What I learned from Doing Business in China: Introduction
This is the intro page to a series of posts about what I learned from doing business in China when setting up a small export business with a friend.
Although the amount of business done with such factories wasn’t much, there are still some interesting stories and valuable lessons you can get out of them.
Useful to small exporters / entrepreneur expats in China
The information in this series may be most useful to small scale entrepreneurs who have little to no experience with doing business in China. If you are trying to source a product on a relatively small level, this series is for you.
It’s funny, even after moving up to dealing with the larger factories in China, you often run into many of the problems that came up with smaller factories.
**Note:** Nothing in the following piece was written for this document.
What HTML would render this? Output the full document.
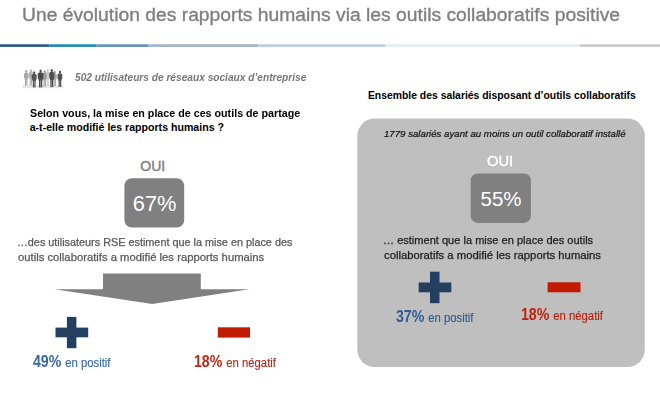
<!DOCTYPE html>
<html><head><meta charset="utf-8"><style>
html,body{margin:0;padding:0;background:#fff;}
body{width:660px;height:404px;position:relative;overflow:hidden;font-family:"Liberation Sans",sans-serif;}
.t{position:absolute;white-space:nowrap;line-height:1;transform-origin:0 0;}
.a{position:absolute;}
</style></head><body>
<svg class="a" style="left:0;top:0" width="660" height="404" viewBox="0 0 660 404">
  <defs><filter id="bl" x="-10%" y="-10%" width="120%" height="120%"><feGaussianBlur stdDeviation="0.4"/></filter></defs>
  <rect x="0" y="44.3" width="49.5" height="2.6" fill="#255589"/>
  <rect x="49.5" y="44.3" width="47" height="2.6" fill="#1b87b8"/>
  <rect x="96.5" y="44.3" width="52" height="2.6" fill="#5e90bf"/>
  <rect x="148.5" y="44.3" width="110" height="2.6" fill="#9db4ca"/>
  <rect x="258.5" y="44.3" width="126.5" height="2.6" fill="#b6cce2"/>
  <rect x="385" y="44.3" width="195" height="2.6" fill="#e2ebf5"/>
  <rect x="580" y="44.3" width="80" height="2.6" fill="#c8c8c8"/>
  <g filter="url(#bl)"><rect x="22.5" y="85.2" width="41" height="3" fill="#e6e6e6"/><ellipse cx="47.7" cy="70.60" rx="1.15" ry="1.55" fill="#cdcdcd"/><path d="M46.66,71.90 L48.75,71.90 L49.60,73.10 L49.51,77.84 L45.90,77.84 L45.80,73.10 Z" fill="#cdcdcd"/><rect x="46.64" y="77.34" width="0.99" height="8.66" fill="#cdcdcd"/><rect x="47.78" y="77.34" width="0.99" height="8.66" fill="#cdcdcd"/><rect x="46.37" y="76.84" width="2.66" height="2.55" fill="#cdcdcd"/><ellipse cx="30.9" cy="70.70" rx="1.15" ry="1.55" fill="#b2b2b2"/><path d="M29.74,72.00 L32.05,72.00 L33.00,73.20 L32.89,77.68 L28.90,77.68 L28.80,73.20 Z" fill="#b2b2b2"/><rect x="29.72" y="77.18" width="1.09" height="8.42" fill="#b2b2b2"/><rect x="30.98" y="77.18" width="1.09" height="8.42" fill="#b2b2b2"/><rect x="29.43" y="76.68" width="2.94" height="2.48" fill="#b2b2b2"/><ellipse cx="26.2" cy="71.60" rx="1.15" ry="1.55" fill="#a7a7a7"/><path d="M24.93,72.90 L27.46,72.90 L28.50,74.10 L28.38,78.11 L24.02,78.11 L23.90,74.10 Z" fill="#a7a7a7"/><rect x="24.91" y="77.61" width="1.20" height="7.99" fill="#a7a7a7"/><rect x="26.29" y="77.61" width="1.20" height="7.99" fill="#a7a7a7"/><rect x="24.59" y="77.11" width="3.22" height="2.34" fill="#a7a7a7"/><ellipse cx="44.7" cy="71.80" rx="1.15" ry="1.55" fill="#a0a0a0"/><path d="M43.55,73.10 L45.86,73.10 L46.80,74.30 L46.70,78.68 L42.71,78.68 L42.60,74.30 Z" fill="#a0a0a0"/><rect x="43.52" y="78.18" width="1.09" height="8.32" fill="#a0a0a0"/><rect x="44.78" y="78.18" width="1.09" height="8.32" fill="#a0a0a0"/><rect x="43.23" y="77.68" width="2.94" height="2.44" fill="#a0a0a0"/><ellipse cx="54.8" cy="72.40" rx="1.15" ry="1.55" fill="#a8a8a8"/><path d="M53.64,73.70 L55.95,73.70 L56.90,74.90 L56.79,78.70 L52.80,78.70 L52.70,74.90 Z" fill="#a8a8a8"/><rect x="53.62" y="78.20" width="1.09" height="7.80" fill="#a8a8a8"/><rect x="54.88" y="78.20" width="1.09" height="7.80" fill="#a8a8a8"/><rect x="53.33" y="77.70" width="2.94" height="2.28" fill="#a8a8a8"/><ellipse cx="34.2" cy="72.80" rx="1.15" ry="1.55" fill="#545454"/><path d="M32.83,74.10 L35.58,74.10 L36.70,75.30 L36.58,79.62 L31.83,79.62 L31.70,75.30 Z" fill="#545454"/><rect x="32.80" y="79.12" width="1.30" height="8.28" fill="#545454"/><rect x="34.30" y="79.12" width="1.30" height="8.28" fill="#545454"/><rect x="32.45" y="78.62" width="3.50" height="2.43" fill="#545454"/><ellipse cx="40.6" cy="71.10" rx="1.15" ry="1.55" fill="#4b4b4b"/><path d="M39.01,72.40 L42.20,72.40 L43.50,73.60 L43.36,78.81 L37.84,78.81 L37.70,73.60 Z" fill="#4b4b4b"/><rect x="38.98" y="78.31" width="1.51" height="9.09" fill="#4b4b4b"/><rect x="40.72" y="78.31" width="1.51" height="9.09" fill="#4b4b4b"/><rect x="38.57" y="77.81" width="4.06" height="2.69" fill="#4b4b4b"/><ellipse cx="51.8" cy="70.60" rx="1.15" ry="1.55" fill="#4f4f4f"/><path d="M50.37,71.90 L53.23,71.90 L54.40,73.10 L54.27,78.41 L49.33,78.41 L49.20,73.10 Z" fill="#4f4f4f"/><rect x="50.34" y="77.91" width="1.35" height="9.19" fill="#4f4f4f"/><rect x="51.90" y="77.91" width="1.35" height="9.19" fill="#4f4f4f"/><rect x="49.98" y="77.41" width="3.64" height="2.71" fill="#4f4f4f"/><ellipse cx="59.9" cy="72.10" rx="1.15" ry="1.55" fill="#525252"/><path d="M58.58,73.40 L61.22,73.40 L62.30,74.60 L62.18,78.98 L57.62,78.98 L57.50,74.60 Z" fill="#525252"/><rect x="58.56" y="78.48" width="1.25" height="8.32" fill="#525252"/><rect x="60.00" y="78.48" width="1.25" height="8.32" fill="#525252"/><rect x="58.22" y="77.98" width="3.36" height="2.44" fill="#525252"/></g>
  <rect x="124.4" y="178.3" width="59.8" height="49.1" rx="7.5" fill="#808080"/>
  <polygon points="103,273.5 200.8,273.5 200.8,289.2 249.3,289.2 152.2,304.1 54.6,289.2 103,289.2" fill="#808080"/>
  <rect x="66.9" y="316.9" width="9.5" height="31.3" fill="#243f60"/>
  <rect x="55.5" y="327.6" width="32.7" height="9.7" fill="#243f60"/>
  <rect x="217.8" y="327.3" width="32.2" height="10.3" fill="#c01a00"/>
  <rect x="357.3" y="118.5" width="287.5" height="248.6" rx="17.5" fill="#bfbfbf"/>
  <rect x="470.7" y="173.4" width="60.2" height="49.5" rx="7" fill="#808080"/>
  <rect x="430" y="271.7" width="9.5" height="31.5" fill="#243f60"/>
  <rect x="418.7" y="282.5" width="32.6" height="9.8" fill="#243f60"/>
  <rect x="547.6" y="282.3" width="32.9" height="10" fill="#c01a00"/>
</svg>
<div class="t" style="left:22.2px;top:5.25px;font-size:19.2px;font-weight:400;font-style:normal;color:#7f7f7f;-webkit-text-stroke:0.35px #7f7f7f;transform:scaleX(1.005);">Une évolution des rapports humains via les outils collaboratifs positive</div>
<div class="t" style="left:74.6px;top:71.54px;font-size:10.7px;font-weight:700;font-style:italic;color:#777777;transform:scaleX(0.95);">502 utilisateurs de réseaux sociaux d’entreprise</div>
<div class="t" style="left:29.7px;top:107.73px;font-size:10.6px;font-weight:700;font-style:normal;color:#000000;transform:scaleX(1.011);">Selon vous, la mise en place de ces outils de partage</div>
<div class="t" style="left:29.7px;top:121.83px;font-size:10.6px;font-weight:700;font-style:normal;color:#000000;">a-t-elle modifié les rapports humains ?</div>
<div class="t" style="left:140.3px;top:159.35px;font-size:14.0px;font-weight:400;font-style:normal;color:#7f7f7f;-webkit-text-stroke:0.45px #7f7f7f;">OUI</div>
<div class="t" style="left:132.8px;top:192.55px;font-size:21.8px;font-weight:400;font-style:normal;color:#ffffff;">67%</div>
<div class="t" style="left:17.0px;top:236.86px;font-size:10.8px;font-weight:400;font-style:normal;color:#585858;-webkit-text-stroke:0.25px #585858;transform:scaleX(1.004);">…des utilisateurs RSE estiment que la mise en place des</div>
<div class="t" style="left:18.0px;top:251.66px;font-size:10.8px;font-weight:400;font-style:normal;color:#585858;-webkit-text-stroke:0.25px #585858;transform:scaleX(1.044);">outils collaboratifs a modifié les rapports humains</div>
<div class="t" style="left:367.9px;top:90.70px;font-size:10.4px;font-weight:700;font-style:normal;color:#000000;">Ensemble des salariés disposant d’outils collaboratifs</div>
<div class="t" style="left:384.1px;top:128.54px;font-size:9.4px;font-weight:400;font-style:italic;color:#111111;-webkit-text-stroke:0.2px #111;transform:scaleX(1.03);">1779 salariés ayant au moins un outil collaboratif installé</div>
<div class="t" style="left:486.5px;top:154.45px;font-size:14.0px;font-weight:400;font-style:normal;color:#ffffff;-webkit-text-stroke:0.45px #fff;transform:scaleX(1.05);">OUI</div>
<div class="t" style="left:480.5px;top:189.05px;font-size:20.5px;font-weight:400;font-style:normal;color:#ffffff;">55%</div>
<div class="t" style="left:382.6px;top:235.07px;font-size:10.9px;font-weight:400;font-style:normal;color:#1c1c1c;-webkit-text-stroke:0.25px #1c1c1c;transform:scaleX(1.015);">… estiment que la mise en place des outils</div>
<div class="t" style="left:383.5px;top:249.57px;font-size:10.9px;font-weight:400;font-style:normal;color:#1c1c1c;-webkit-text-stroke:0.25px #1c1c1c;transform:scaleX(1.036);">collaboratifs a modifié les rapports humains</div>
<div class="t" style="left:32.8px;top:353.93px;font-size:15.8px;color:#3768a6;transform:scaleX(0.895)"><b>49%</b> <span style="font-size:12.65px;-webkit-text-stroke:0.15px #3768a6">en positif</span></div>
<div class="t" style="left:193.6px;top:354.13px;font-size:15.8px;color:#c0261a;transform:scaleX(0.895)"><b>18%</b> <span style="font-size:12.65px;-webkit-text-stroke:0.15px #c0261a">en négatif</span></div>
<div class="t" style="left:396.0px;top:308.83px;font-size:15.8px;color:#2f5b93;transform:scaleX(0.895)"><b>37%</b> <span style="font-size:12.65px;-webkit-text-stroke:0.15px #2f5b93">en positif</span></div>
<div class="t" style="left:521.3px;top:307.33px;font-size:15.8px;color:#c0200f;transform:scaleX(0.895)"><b>18%</b> <span style="font-size:12.65px;-webkit-text-stroke:0.15px #c0200f">en négatif</span></div>
</body></html>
Hopefully just hearing these stories will save you a heart attack when they happen to you – at least you’ll be prepared for the ‘unexpected’.
Lessons from Doing Business with Small Companies/Factories in China
So what, exactly, can you learn from doing a little bit of business in China? Quite a bit, actually, including the following:
- Don’t trust what anyone else says
- Trust your instincts
- Don’t do business in China without someone you trust keeping watch
- You might not get what you ordered
- Things don’t necessarily get “lost in translation”
- Expect delays — long delays
- Expect mistakes — lots of mistakes
- If you don’t find a good supplier, keep looking
- Don’t give your customers false expectations
- Try not to lose patience
- You will lose patience
Doing business in China will leave you dumbfounded
If you do business with small companies and factories in China, you will encounter things that leave you absolutely dumbfounded. Your expectations will be turned on their head, and if you don’t quickly change them you will quickly drive yourself crazy.
Not all small factories or companies will cause such problems, of course. Yet the number is high enough that you should read this before sending money half way around the world to a factory you have never even been to – or lightly place your trust in the hands of people you have done a marginal amount of business with.